━━━━━ Data segment
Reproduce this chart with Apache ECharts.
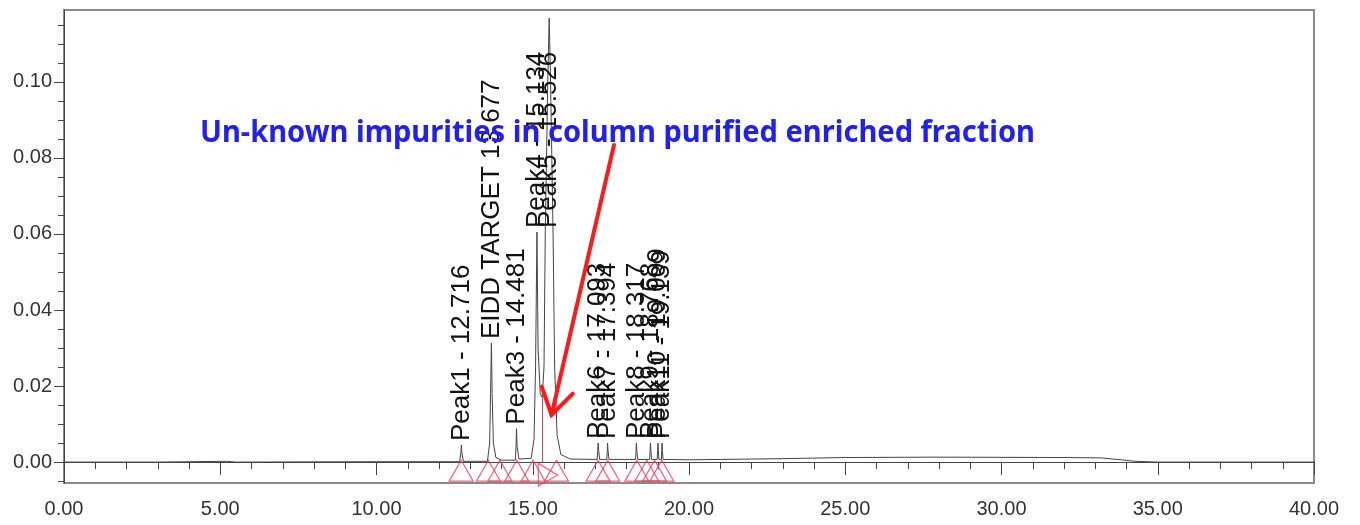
<!DOCTYPE html>
<html>
<head>
<meta charset="utf-8">
<script src="https://cdn.jsdelivr.net/npm/echarts@6/dist/echarts.min.js"></script>
<style>
html,body{margin:0;padding:0;background:#fff;}
#chart{width:1360px;height:525px;}
</style>
</head>
<body>
<div id="chart"></div>
<script>
// ---- data ----
const traceT = [0.0, 3.0, 5.2, 5.5, 10.0, 12.0, 12.66, 12.70, 12.716, 12.73, 12.78,
  13.55, 13.62, 13.65, 13.677, 13.70, 13.74, 13.82, 14.0, 14.44, 14.465, 14.481, 14.50, 14.56,
  14.95, 15.04, 15.09, 15.134, 15.17, 15.24, 15.30, 15.36, 15.40, 15.48, 15.526, 15.57, 15.65, 15.70, 15.78, 15.90, 16.2,
  17.06, 17.08, 17.093, 17.11, 17.14, 17.37, 17.385, 17.394, 17.41, 17.44,
  18.29, 18.305, 18.317, 18.33, 18.36, 18.74, 18.755, 18.768, 18.78, 18.80,
  18.98, 18.995, 19.009, 19.02, 19.035, 19.115, 19.128, 19.139, 19.15, 19.17,
  20.0, 23.0, 25.0, 28.0, 32.0, 33.2, 34.3, 35.0, 40.0];
const traceAU = [0.0000, 0.0000, 0.0002, 0.0000, 0.0001, 0.0001, 0.0001, 0.0025, 0.0045, 0.0025, 0.0002,
  0.0002, 0.0050, 0.0180, 0.0313, 0.0180, 0.0050, 0.0012, 0.0005, 0.0005, 0.0040, 0.0088, 0.0040, 0.0008,
  0.0010, 0.0060, 0.0250, 0.0605, 0.0300, 0.0180, 0.0170, 0.0250, 0.0600, 0.1000, 0.1168, 0.1000, 0.0600, 0.0250, 0.0070, 0.0020, 0.0008,
  0.0007, 0.0030, 0.0050, 0.0030, 0.0007, 0.0007, 0.0030, 0.0050, 0.0030, 0.0007,
  0.0007, 0.0030, 0.0050, 0.0030, 0.0007, 0.0007, 0.0030, 0.0050, 0.0030, 0.0007,
  0.0007, 0.0030, 0.0050, 0.0030, 0.0007, 0.0007, 0.0030, 0.0050, 0.0030, 0.0007,
  0.0006, 0.0009, 0.0012, 0.0013, 0.0012, 0.0011, 0.0002, 0.0000, 0.0000];

const peakNames = ['Peak1 - 12.716', 'EIDD TARGET 13.677', 'Peak3 - 14.481', 'Peak4 - 15.134', 'Peak5 - 15.526',
  'Peak6 - 17.093', 'Peak7 - 17.394', 'Peak8 - 18.317', 'Peak9 - 18.768', 'Peak10 - 19.009', 'Peak11 - 19.139'];
const peakTimes = [12.716, 13.677, 14.481, 15.134, 15.526, 17.093, 17.394, 18.317, 18.768, 19.009, 19.139];
const peakHeights = [0.0045, 0.0313, 0.0088, 0.0605, 0.1168, 0.0050, 0.0050, 0.0050, 0.0050, 0.0050, 0.0050];

const markerTimes = [12.71, 13.58, 13.95, 14.49, 15.01, 15.76, 17.09, 17.40, 18.33, 18.65, 18.90, 19.13];
const tiltedMarkerTimes = [15.33];
const dropLineTimes = [15.30];
const dropLineValues = [0.0170];

const xTickValues = [0, 5, 10, 15, 20, 25, 30, 35, 40];
const yTickValues = [0.00, 0.02, 0.04, 0.06, 0.08, 0.10];
const yMinorTickValues = [-0.005, 0.005, 0.010, 0.015, 0.025, 0.030, 0.035, 0.045, 0.050, 0.055, 0.065, 0.070, 0.075, 0.085, 0.090, 0.095, 0.105, 0.110, 0.115];

const noteText = 'Un-known impurities in column purified enriched fraction';
const arrowFrom = [17.6, 0.0834];
const arrowTo = [15.6, 0.0124];

// ---- styles / layout ----
const Y_MIN = -0.0055, Y_MAX = 0.1189;
const LABEL_CAP = 0.0605;
const MARKER_Y = -0.00225;
const AXIS_FONT = '"Liberation Sans", Arial, sans-serif';

const chart = echarts.init(document.getElementById('chart'), null, {renderer: 'canvas'});

const option = {
  animation: false,
  backgroundColor: '#ffffff',
  grid: {left: 64, right: 46, top: 10, bottom: 42, show: true, borderColor: '#8a8a8a', borderWidth: 2, containLabel: false},
  xAxis: {
    type: 'value', min: 0, max: 40, interval: 5,
    axisLine: {show: true, lineStyle: {color: '#444', width: 1}},
    axisTick: {show: true, length: 13, lineStyle: {color: '#444'}},
    minorTick: {show: true, splitNumber: 5, length: 7, lineStyle: {color: '#444'}},
    splitLine: {show: false},
    axisLabel: {show: true, color: '#333', fontSize: 20, fontFamily: AXIS_FONT, margin: 16,
      showMinLabel: true, showMaxLabel: true,
      formatter: v => (xTickValues.indexOf(v) >= 0 ? v.toFixed(2) : '')}
  },
  yAxis: [{
    type: 'value', min: Y_MIN, max: Y_MAX, position: 'left',
    axisLine: {show: true, onZero: false, lineStyle: {color: '#444', width: 1}},
    axisTick: {show: true, length: 10, customValues: yTickValues, lineStyle: {color: '#444'}},
    splitLine: {show: false},
    axisLabel: {show: true, customValues: yTickValues, color: '#333', fontSize: 20, fontFamily: AXIS_FONT, margin: 12,
      formatter: v => v.toFixed(2)}
  }, {
    type: 'value', min: Y_MIN, max: Y_MAX, position: 'left', offset: 0,
    axisLine: {show: false},
    axisTick: {show: true, length: 6, customValues: yMinorTickValues, lineStyle: {color: '#444'}},
    splitLine: {show: false},
    axisLabel: {show: false}
  }],
  series: [
    {
      type: 'line', name: 'trace', yAxisIndex: 0,
      data: traceT.map((t, i) => [t, traceAU[i]]),
      showSymbol: false, symbol: 'none',
      lineStyle: {color: '#444', width: 1},
      z: 3
    },
    {
      type: 'scatter', name: 'markers',
      data: markerTimes.map(t => [t, MARKER_Y]),
      symbol: 'triangle', symbolSize: [24, 21],
      itemStyle: {color: 'rgba(0,0,0,0)', borderColor: '#ee3f62', borderWidth: 1.2},
      z: 2, silent: true
    },
    {
      type: 'scatter', name: 'markers2',
      data: tiltedMarkerTimes.map(t => [t, MARKER_Y - 0.0003]),
      symbol: 'triangle', symbolSize: [22, 20], symbolRotate: 30,
      itemStyle: {color: 'rgba(0,0,0,0)', borderColor: '#ee3f62', borderWidth: 1.2},
      z: 2, silent: true
    },
    {
      type: 'line', name: 'drop',
      data: [],
      markLine: {
        silent: true, symbol: ['none', 'none'], label: {show: false},
        lineStyle: {color: '#ee3f62', width: 1, type: 'solid'},
        data: dropLineTimes.map((t, i) => [{coord: [t, 0]}, {coord: [t, dropLineValues[i]]}])
      }
    },
    {
      type: 'custom', name: 'peakLabels',
      data: peakTimes.map((t, i) => [t, peakHeights[i]]),
      clip: false, z: 5,
      renderItem: function (params, api) {
        const t = api.value(0), h = api.value(1);
        const p = api.coord([t, Math.min(h, LABEL_CAP)]);
        return {
          type: 'text', x: p[0], y: p[1] - 4, rotation: Math.PI / 2,
          style: {text: peakNames[params.dataIndex], fill: '#111', font: '26px "Liberation Sans", Arial, sans-serif',
            textAlign: 'left', textVerticalAlign: 'middle'}
        };
      }
    }
  ]
};
chart.setOption(option);

// annotation text, stretched to the width seen in the reference
const noteFont = 'bold 31px "Noto Sans", sans-serif';
const ctx = document.createElement('canvas').getContext('2d');
ctx.font = noteFont;
const noteW = ctx.measureText(noteText).width;
const noteScale = 835 / noteW;

const a0 = chart.convertToPixel({gridIndex: 0}, arrowFrom);
const a1 = chart.convertToPixel({gridIndex: 0}, arrowTo);
const dx = a0[0] - a1[0], dy = a0[1] - a1[1];
const len = Math.sqrt(dx * dx + dy * dy);
const ux = dx / len, uy = dy / len;
const armLen = 30, armAng = 32 * Math.PI / 180;
function rot(x, y, a) { return [x * Math.cos(a) - y * Math.sin(a), x * Math.sin(a) + y * Math.cos(a)]; }
const r1 = rot(ux, uy, armAng), r2 = rot(ux, uy, -armAng);

chart.setOption({
  graphic: [
    {type: 'text', x: 200, y: 133, scaleX: noteScale, z: 10,
      style: {text: noteText, font: noteFont, fill: '#2020f0', textAlign: 'left', textVerticalAlign: 'middle'}},
    {type: 'polyline', z: 11, shape: {points: [a0, a1]}, style: {stroke: '#ff1a1a', lineWidth: 4, lineCap: 'round'}},
    {type: 'polyline', z: 11, shape: {points: [[a1[0] + r1[0] * armLen, a1[1] + r1[1] * armLen], a1, [a1[0] + r2[0] * armLen, a1[1] + r2[1] * armLen]]},
      style: {stroke: '#ff1a1a', lineWidth: 4, lineCap: 'round', lineJoin: 'miter', fill: null}}
  ]
});
</script>
</body>
</html>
━━━━━━━━━━
__Work to be completed__. Starting with the first line of the data above and ending with the line containing "0.0002, 0.0000, 0.0000];", please restate every line exactly, leaving images out.

__Answer for the task__.
Reproduce this chart with Apache ECharts.
<!DOCTYPE html>
<html>
<head>
<meta charset="utf-8">
<script src="https://cdn.jsdelivr.net/npm/echarts@6/dist/echarts.min.js"></script>
<style>
html,body{margin:0;padding:0;background:#fff;}
#chart{width:1360px;height:525px;}
</style>
</head>
<body>
<div id="chart"></div>
<script>
// ---- data ----
const traceT = [0.0, 3.0, 5.2, 5.5, 10.0, 12.0, 12.66, 12.70, 12.716, 12.73, 12.78,
  13.55, 13.62, 13.65, 13.677, 13.70, 13.74, 13.82, 14.0, 14.44, 14.465, 14.481, 14.50, 14.56,
  14.95, 15.04, 15.09, 15.134, 15.17, 15.24, 15.30, 15.36, 15.40, 15.48, 15.526, 15.57, 15.65, 15.70, 15.78, 15.90, 16.2,
  17.06, 17.08, 17.093, 17.11, 17.14, 17.37, 17.385, 17.394, 17.41, 17.44,
  18.29, 18.305, 18.317, 18.33, 18.36, 18.74, 18.755, 18.768, 18.78, 18.80,
  18.98, 18.995, 19.009, 19.02, 19.035, 19.115, 19.128, 19.139, 19.15, 19.17,
  20.0, 23.0, 25.0, 28.0, 32.0, 33.2, 34.3, 35.0, 40.0];
const traceAU = [0.0000, 0.0000, 0.0002, 0.0000, 0.0001, 0.0001, 0.0001, 0.0025, 0.0045, 0.0025, 0.0002,
  0.0002, 0.0050, 0.0180, 0.0313, 0.0180, 0.0050, 0.0012, 0.0005, 0.0005, 0.0040, 0.0088, 0.0040, 0.0008,
  0.0010, 0.0060, 0.0250, 0.0605, 0.0300, 0.0180, 0.0170, 0.0250, 0.0600, 0.1000, 0.1168, 0.1000, 0.0600, 0.0250, 0.0070, 0.0020, 0.0008,
  0.0007, 0.0030, 0.0050, 0.0030, 0.0007, 0.0007, 0.0030, 0.0050, 0.0030, 0.0007,
  0.0007, 0.0030, 0.0050, 0.0030, 0.0007, 0.0007, 0.0030, 0.0050, 0.0030, 0.0007,
  0.0007, 0.0030, 0.0050, 0.0030, 0.0007, 0.0007, 0.0030, 0.0050, 0.0030, 0.0007,
  0.0006, 0.0009, 0.0012, 0.0013, 0.0012, 0.0011, 0.0002, 0.0000, 0.0000];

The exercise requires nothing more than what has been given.